Jeffrey Dennis
Title
Senior Lecturer
College
University of the Arts London
Email address
Tags
Researcher Research
Biography
Jeffrey Dennis is a painter and Senior Lecturer on the Fine Art Programme at Chelsea College of Arts and supervisor to UAL research students.His paintings are in the collections of Arts Council England, British Council, Fondation Cartier pour l’art contemporain, Paris, Italian Government Art Collection, Keats-Shelley House, Rome, Leeds Art Gallery, Priseman Seabrook Collection, Stedelijk Museum, Amsterdam, Swindon Museum and Art Gallery, Tate, and private collections worldwide.
In 2021 he was awarded an Abbey Fellowship in Painting at the British School at Rome, making paintings related to the work and ideas of the poet John Keats in the 200th anniversary year of his death, and subsequently exhibited in the Keats-Shelley House in Rome.

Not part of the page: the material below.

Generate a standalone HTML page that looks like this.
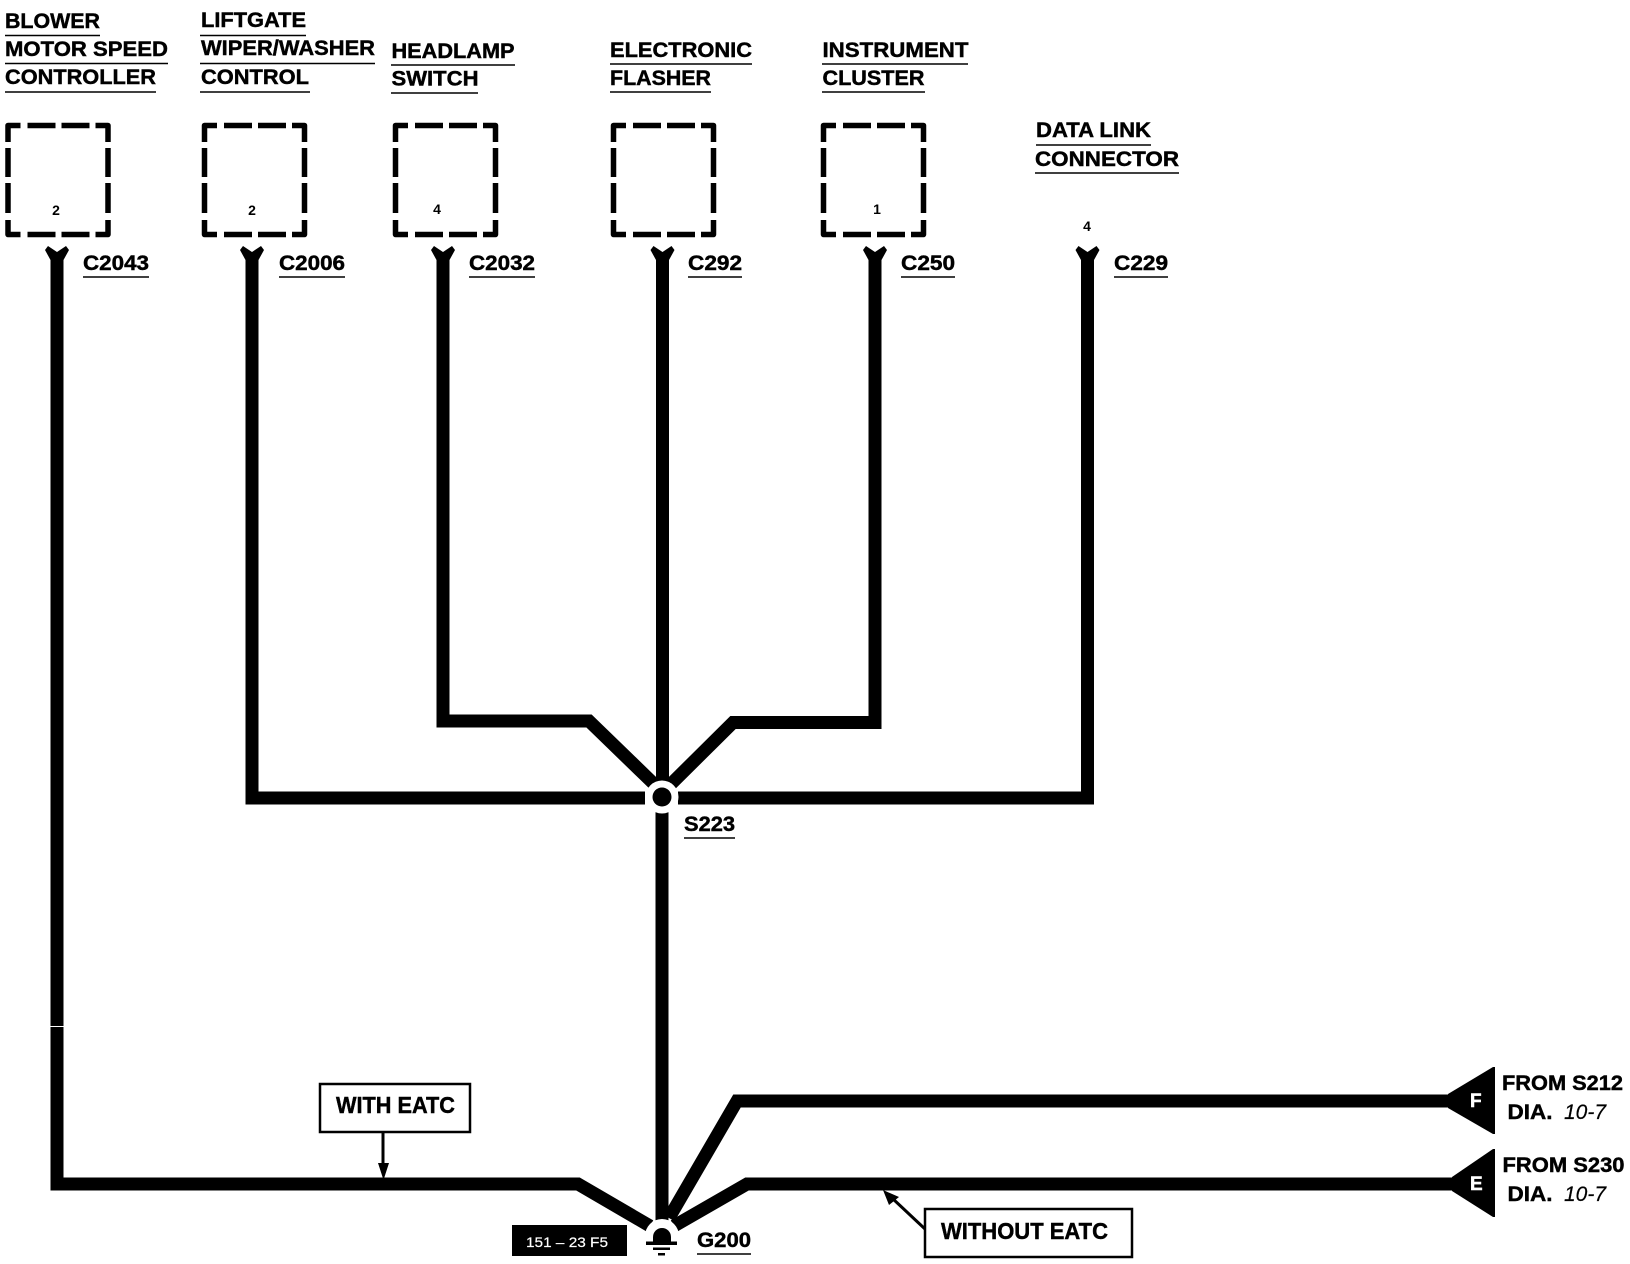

In 2016 he was selected to participate in the DACS project Art360, developing and sustaining the archives of 100 leading modern and contemporary British artists.
A major solo exhibition 'Ringbinder' was presented at the Northern Gallery for Contemporary Art, Sunderland, UK in 2015, with an accompanying monograph published by NGCA and Slimvolume in 2017.
He has been exhibiting internationally since the mid-1980s.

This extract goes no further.